#### [TASK DESCRIPTION]
Pictures are not part of the copy. Retype the lines from the first one through the line that contains "0.7, 0.8, 0.9];".

#### [MATERIAL]
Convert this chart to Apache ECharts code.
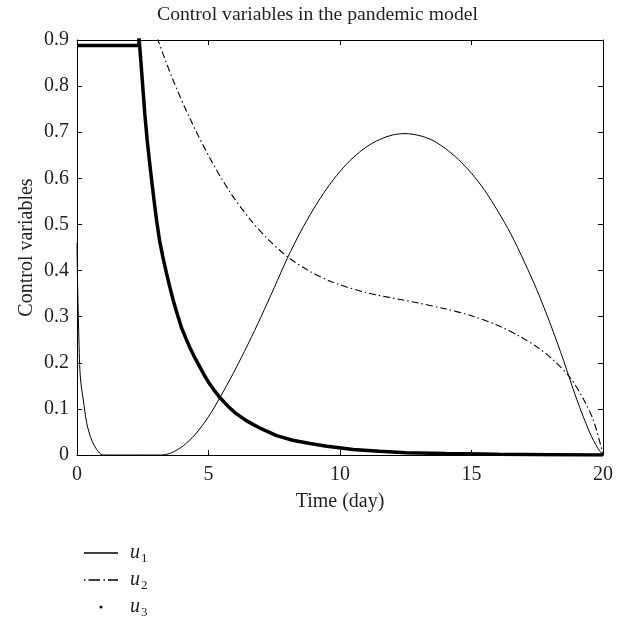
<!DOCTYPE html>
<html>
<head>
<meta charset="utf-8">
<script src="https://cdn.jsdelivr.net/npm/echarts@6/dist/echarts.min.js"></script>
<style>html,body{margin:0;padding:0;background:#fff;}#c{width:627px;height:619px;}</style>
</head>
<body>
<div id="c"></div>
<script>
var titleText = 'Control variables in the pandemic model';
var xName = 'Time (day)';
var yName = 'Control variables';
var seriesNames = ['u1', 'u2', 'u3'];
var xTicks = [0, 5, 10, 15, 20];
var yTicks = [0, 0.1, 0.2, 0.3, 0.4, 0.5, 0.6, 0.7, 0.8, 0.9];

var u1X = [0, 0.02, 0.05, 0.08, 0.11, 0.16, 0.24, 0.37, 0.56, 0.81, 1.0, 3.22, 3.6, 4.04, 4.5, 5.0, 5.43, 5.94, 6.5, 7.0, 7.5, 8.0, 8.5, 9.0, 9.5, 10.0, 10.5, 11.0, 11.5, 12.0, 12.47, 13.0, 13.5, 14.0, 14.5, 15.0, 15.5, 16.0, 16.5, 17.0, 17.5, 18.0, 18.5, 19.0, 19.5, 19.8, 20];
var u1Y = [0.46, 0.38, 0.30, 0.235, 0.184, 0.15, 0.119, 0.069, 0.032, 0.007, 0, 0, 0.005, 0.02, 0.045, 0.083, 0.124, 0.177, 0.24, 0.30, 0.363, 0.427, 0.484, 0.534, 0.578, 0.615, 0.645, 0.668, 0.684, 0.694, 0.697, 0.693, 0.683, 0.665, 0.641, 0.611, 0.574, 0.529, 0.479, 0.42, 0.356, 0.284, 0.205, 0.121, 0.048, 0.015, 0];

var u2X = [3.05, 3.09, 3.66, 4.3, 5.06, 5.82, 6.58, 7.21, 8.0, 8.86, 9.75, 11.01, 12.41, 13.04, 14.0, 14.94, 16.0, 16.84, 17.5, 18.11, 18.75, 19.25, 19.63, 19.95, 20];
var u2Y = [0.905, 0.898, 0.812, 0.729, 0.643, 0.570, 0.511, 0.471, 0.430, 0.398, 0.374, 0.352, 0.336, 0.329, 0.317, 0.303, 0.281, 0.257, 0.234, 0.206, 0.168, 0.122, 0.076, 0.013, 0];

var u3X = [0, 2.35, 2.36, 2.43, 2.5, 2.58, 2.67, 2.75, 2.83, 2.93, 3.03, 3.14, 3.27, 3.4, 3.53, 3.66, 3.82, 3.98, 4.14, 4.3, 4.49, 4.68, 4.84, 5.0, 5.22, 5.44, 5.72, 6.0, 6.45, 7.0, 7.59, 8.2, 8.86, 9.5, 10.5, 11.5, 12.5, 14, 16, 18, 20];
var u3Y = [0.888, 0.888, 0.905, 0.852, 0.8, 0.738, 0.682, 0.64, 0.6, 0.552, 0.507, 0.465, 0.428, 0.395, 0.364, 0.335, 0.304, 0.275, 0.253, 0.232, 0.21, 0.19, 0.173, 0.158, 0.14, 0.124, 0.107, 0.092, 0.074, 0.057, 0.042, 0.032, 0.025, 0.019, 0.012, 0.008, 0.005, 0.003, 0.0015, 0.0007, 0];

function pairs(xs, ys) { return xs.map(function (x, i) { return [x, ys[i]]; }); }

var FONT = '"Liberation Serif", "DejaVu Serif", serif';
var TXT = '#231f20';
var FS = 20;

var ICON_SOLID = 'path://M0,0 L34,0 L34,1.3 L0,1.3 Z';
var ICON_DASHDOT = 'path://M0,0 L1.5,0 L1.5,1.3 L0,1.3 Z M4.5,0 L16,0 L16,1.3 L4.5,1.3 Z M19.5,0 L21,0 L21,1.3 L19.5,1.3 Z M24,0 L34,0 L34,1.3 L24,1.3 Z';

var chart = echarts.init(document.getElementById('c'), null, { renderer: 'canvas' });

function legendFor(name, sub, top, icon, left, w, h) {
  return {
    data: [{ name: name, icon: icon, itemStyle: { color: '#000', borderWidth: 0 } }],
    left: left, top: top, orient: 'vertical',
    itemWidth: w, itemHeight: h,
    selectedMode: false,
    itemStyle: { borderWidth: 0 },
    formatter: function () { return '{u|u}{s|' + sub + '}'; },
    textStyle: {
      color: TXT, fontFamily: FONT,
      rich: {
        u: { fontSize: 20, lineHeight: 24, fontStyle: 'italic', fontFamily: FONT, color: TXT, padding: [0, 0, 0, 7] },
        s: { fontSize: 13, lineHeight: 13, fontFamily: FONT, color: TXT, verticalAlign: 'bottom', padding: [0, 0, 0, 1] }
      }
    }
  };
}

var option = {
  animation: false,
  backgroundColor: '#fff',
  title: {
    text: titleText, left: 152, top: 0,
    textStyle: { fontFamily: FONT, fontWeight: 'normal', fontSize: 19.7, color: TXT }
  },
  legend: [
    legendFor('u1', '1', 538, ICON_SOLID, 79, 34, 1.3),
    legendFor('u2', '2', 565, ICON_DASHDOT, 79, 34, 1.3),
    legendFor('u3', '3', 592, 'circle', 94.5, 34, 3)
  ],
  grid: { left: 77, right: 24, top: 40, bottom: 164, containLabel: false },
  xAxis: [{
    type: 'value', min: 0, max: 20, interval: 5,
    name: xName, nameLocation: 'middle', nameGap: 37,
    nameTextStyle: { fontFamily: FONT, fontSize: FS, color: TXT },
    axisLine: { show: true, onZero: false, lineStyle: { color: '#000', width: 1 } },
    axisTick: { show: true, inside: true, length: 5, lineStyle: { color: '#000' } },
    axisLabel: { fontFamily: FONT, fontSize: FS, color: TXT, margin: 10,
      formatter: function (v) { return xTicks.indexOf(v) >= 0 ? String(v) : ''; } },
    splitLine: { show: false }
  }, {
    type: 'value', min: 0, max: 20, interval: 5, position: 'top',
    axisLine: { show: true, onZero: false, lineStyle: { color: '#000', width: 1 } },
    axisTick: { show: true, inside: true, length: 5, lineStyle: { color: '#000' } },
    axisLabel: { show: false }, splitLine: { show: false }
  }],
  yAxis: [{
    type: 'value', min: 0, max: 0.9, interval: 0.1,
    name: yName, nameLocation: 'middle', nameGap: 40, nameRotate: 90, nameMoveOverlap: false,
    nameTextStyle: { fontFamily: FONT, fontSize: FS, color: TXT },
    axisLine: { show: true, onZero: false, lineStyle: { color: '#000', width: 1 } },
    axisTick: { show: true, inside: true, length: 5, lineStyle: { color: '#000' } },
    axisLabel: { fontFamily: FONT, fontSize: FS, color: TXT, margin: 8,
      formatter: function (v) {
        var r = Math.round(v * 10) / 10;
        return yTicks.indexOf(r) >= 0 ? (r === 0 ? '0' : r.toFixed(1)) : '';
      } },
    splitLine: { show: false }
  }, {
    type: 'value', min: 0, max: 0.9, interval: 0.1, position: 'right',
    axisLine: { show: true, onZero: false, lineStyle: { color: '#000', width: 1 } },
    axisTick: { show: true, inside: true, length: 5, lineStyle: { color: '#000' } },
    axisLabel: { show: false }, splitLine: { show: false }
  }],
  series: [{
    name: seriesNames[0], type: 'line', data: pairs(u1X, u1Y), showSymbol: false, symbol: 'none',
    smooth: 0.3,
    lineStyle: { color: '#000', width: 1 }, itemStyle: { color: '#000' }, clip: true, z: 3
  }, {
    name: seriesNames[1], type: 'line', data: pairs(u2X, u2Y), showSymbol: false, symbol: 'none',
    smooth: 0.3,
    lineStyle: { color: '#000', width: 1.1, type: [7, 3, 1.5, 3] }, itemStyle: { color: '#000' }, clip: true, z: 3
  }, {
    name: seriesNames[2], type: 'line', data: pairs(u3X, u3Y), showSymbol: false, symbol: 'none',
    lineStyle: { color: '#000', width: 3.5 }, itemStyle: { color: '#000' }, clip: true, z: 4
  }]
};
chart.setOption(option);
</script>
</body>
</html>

#### [ANSWER BELOW]
Convert this chart to Apache ECharts code.
<!DOCTYPE html>
<html>
<head>
<meta charset="utf-8">
<script src="https://cdn.jsdelivr.net/npm/echarts@6/dist/echarts.min.js"></script>
<style>html,body{margin:0;padding:0;background:#fff;}#c{width:627px;height:619px;}</style>
</head>
<body>
<div id="c"></div>
<script>
var titleText = 'Control variables in the pandemic model';
var xName = 'Time (day)';
var yName = 'Control variables';
var seriesNames = ['u1', 'u2', 'u3'];
var xTicks = [0, 5, 10, 15, 20];
var yTicks = [0, 0.1, 0.2, 0.3, 0.4, 0.5, 0.6, 0.7, 0.8, 0.9];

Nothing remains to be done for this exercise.